Antwoord 44.8: Het college opereert niet op persoonlijke titel. Óf het gehele college buigt zich over een zaak, óf een afgesproken deel van het college. Ook in dat laatste geval zal het hele college kennisnemen van een zaak en een besluit nemen wie de zaak verder behartigt. Het mag dus nooit zo zijn dat een lid van het college op persoonlijke titel adviezen geeft. Ook zal het college zich ervan moeten vergewissen of de klacht van een gemeentelid inderdaad eerst met de kerkenraad is besproken en dat er geen bevredigend resultaat uit kwam. Ditzelfde geldt overigens bij een reguliere kerkvisitatie. Het college van visitatoren handelt principieel niet anders dan een reguliere kerkvisitatie. Het college valt dan ook onder het bestaande artikel 44 van de kerkvisitatie.
Vraag 44.9: Hoe is de verhouding van het College van visitatoren van de classis tot de Deputaten ex art. 49 DKO van de Particuliere Synode?

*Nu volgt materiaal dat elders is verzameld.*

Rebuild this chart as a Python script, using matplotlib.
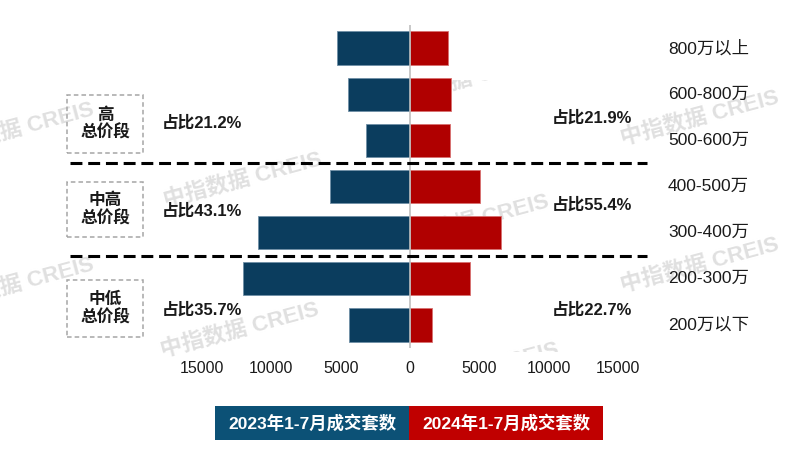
"""Butterfly bar chart: 2023 vs 2024 Jan-Jul transactions by total price band."""

import matplotlib

matplotlib.use("Agg")
import matplotlib.pyplot as plt  # noqa: E402
from matplotlib.lines import Line2D  # noqa: E402
from matplotlib.patches import Rectangle  # noqa: E402
from matplotlib.transforms import Bbox, TransformedBbox, blended_transform_factory  # noqa: E402

plt.rcParams["font.family"] = ["Liberation Sans", "Noto Sans CJK SC", "DejaVu Sans"]

# ---- data -------------------------------------------------------------
bands = ["800万以上", "600-800万", "500-600万", "400-500万", "300-400万", "200-300万", "200万以下"]
sales_2023 = [5300, 4450, 3150, 5770, 10960, 12020, 4400]
sales_2024 = [2750, 2980, 2900, 5050, 6580, 4350, 1610]
tick_values = [-15000, -10000, -5000, 0, 5000, 10000, 15000]

group_names = ["高\n总价段", "中高\n总价段", "中低\n总价段"]
share_2023 = ["占比21.2%", "占比43.1%", "占比35.7%"]
share_2024 = ["占比21.9%", "占比55.4%", "占比22.7%"]
legend_labels = ["2023年1-7月成交套数", "2024年1-7月成交套数"]

BLUE = "#0b3d5e"
RED = "#b00000"
LEG_BLUE = "#0c5176"
LEG_RED = "#c00000"

W, H = 802, 469
fig = plt.figure(figsize=(W / 100, H / 100), dpi=100)
ax = fig.add_axes([202 / W, 1 - 348 / H, 416 / W, 323 / H])
ax.patch.set_alpha(0)


def fx(px):
    return px / W


def fy(py):
    return 1 - py / H


# watermarks behind everything; the middle column is clipped top and bottom
marks = [(15, 130, None), (243, 180, None), (465, 80, (80, 469)),
         (470, 222, None), (480, 370, (0, 352)), (700, 118, None),
         (15, 285, None), (240, 330, None), (700, 265, None)]
for x, y, clip in marks:
    t = fig.text(fx(x), fy(y), "中指数据 CREIS", fontsize=16, fontweight="bold",
                 color="#e0e0e0", rotation=15, ha="center", va="center", zorder=-5)
    if clip is not None:
        top, bot = clip
        box = Bbox([[0, fy(bot)], [1, fy(top)]])
        t.set_clip_box(TransformedBbox(box, fig.transFigure))
        t.set_clip_on(True)

ys = list(range(len(bands)))
ax.barh(ys, [-v for v in sales_2023], height=0.72, color=BLUE,
        edgecolor="#6f8fa6", linewidth=0.6, zorder=2)
ax.barh(ys, sales_2024, height=0.72, color=RED,
        edgecolor="#d87070", linewidth=0.6, zorder=2)
ax.axvline(0, color="#bfbfbf", linewidth=1.2, zorder=3)

ax.set_xlim(-15000, 15000)
ax.set_ylim(len(bands) - 0.5, -0.5)
ax.set_xticks(tick_values)
ax.set_xticklabels([str(abs(v)) for v in tick_values], fontsize=11.5, color="#1a1a1a")
ax.tick_params(axis="x", length=0, pad=9)
ax.set_yticks([])
for s in ax.spines.values():
    s.set_visible(False)

# category labels on the right
tr = blended_transform_factory(fig.transFigure, ax.transData)
for i, name in enumerate(bands):
    ax.text(fx(668), i, name, transform=tr, fontsize=12.5, color="#1a1a1a",
            ha="left", va="center")

# dashed separators between groups
for yv in (2.5, 4.5):
    ln = Line2D([fx(70), fx(647)], [yv, yv], transform=tr, color="black",
                linewidth=2.2, clip_on=False, zorder=4)
    ln.set_dashes([3.9, 1.9])
    fig.add_artist(ln)

# group boxes and share labels
boxes = [(95, 153), (182, 237), (280, 337)]
left_y = [123, 211, 310]
right_y = [118, 205, 310]
for (top, bot), name, s23, s24, ly, ry in zip(boxes, group_names, share_2023,
                                                 share_2024, left_y, right_y):
    fig.add_artist(Rectangle((fx(67), fy(bot)), fx(143 - 67), (bot - top) / H,
                             transform=fig.transFigure, fill=False,
                             edgecolor="#a6a6a6", linewidth=1.1,
                             linestyle=(0, (3, 2))))
    fig.text(fx(105), fy((top + bot) / 2), name, fontsize=12, fontweight="bold",
             ha="center", va="center", linespacing=1.15, color="#1a1a1a")
    fig.text(fx(202), fy(ly), s23, fontsize=12, fontweight="bold",
             ha="center", va="center", color="#1a1a1a")
    fig.text(fx(592), fy(ry), s24, fontsize=12, fontweight="bold",
             ha="center", va="center", color="#1a1a1a")

# legend blocks
for (x0, x1), col, lab in zip([(215, 409), (409, 603)], [LEG_BLUE, LEG_RED], legend_labels):
    fig.add_artist(Rectangle((fx(x0), fy(440)), fx(x1 - x0), 34 / H,
                             transform=fig.transFigure, facecolor=col,
                             edgecolor="none"))
    fig.text(fx((x0 + x1) / 2), fy(423), lab, fontsize=12.5, fontweight="bold",
             color="white", ha="center", va="center")

fig.savefig("out.png", dpi=100)
plt.close(fig)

Antwoord 44.9: Dit zijn twee heel verschillende fenomenen, nl een college van de classis en deputaten van de synode. Het college van de classis is toegankelijk voor kerkenraden en/of gemeenteleden binnen de classis. De deputaten kunnen uitsluitend functioneren op uitnodiging van een classisvergadering.
Vraag 44.10: Blijft het afleggen van visitaties om de drie jaar?
Antwoord 44.10: Ja, hierin komt geen verandering; overigens beslist hierin de classis.
Vraag 45.1: Is het noodzakelijk dat de plaatselijk gemeente alle notulen van de classis bewaart?
Antwoord 45.1: Nee, dat is niet noodzakelijk, want er is per classis een archief houdende gemeente. Dat geldt ook voor de particuliere synode en de generale synode.
Vraag 46.1: Er wordt gesproken over meerdere, bredere en hogere vergaderingen. Welke term is correct?
Antwoord 46.1: Meerder en breder zijn synoniemen. De term ‘hogere’ vergadering is in het gereformeerd kerkrecht echter onterecht.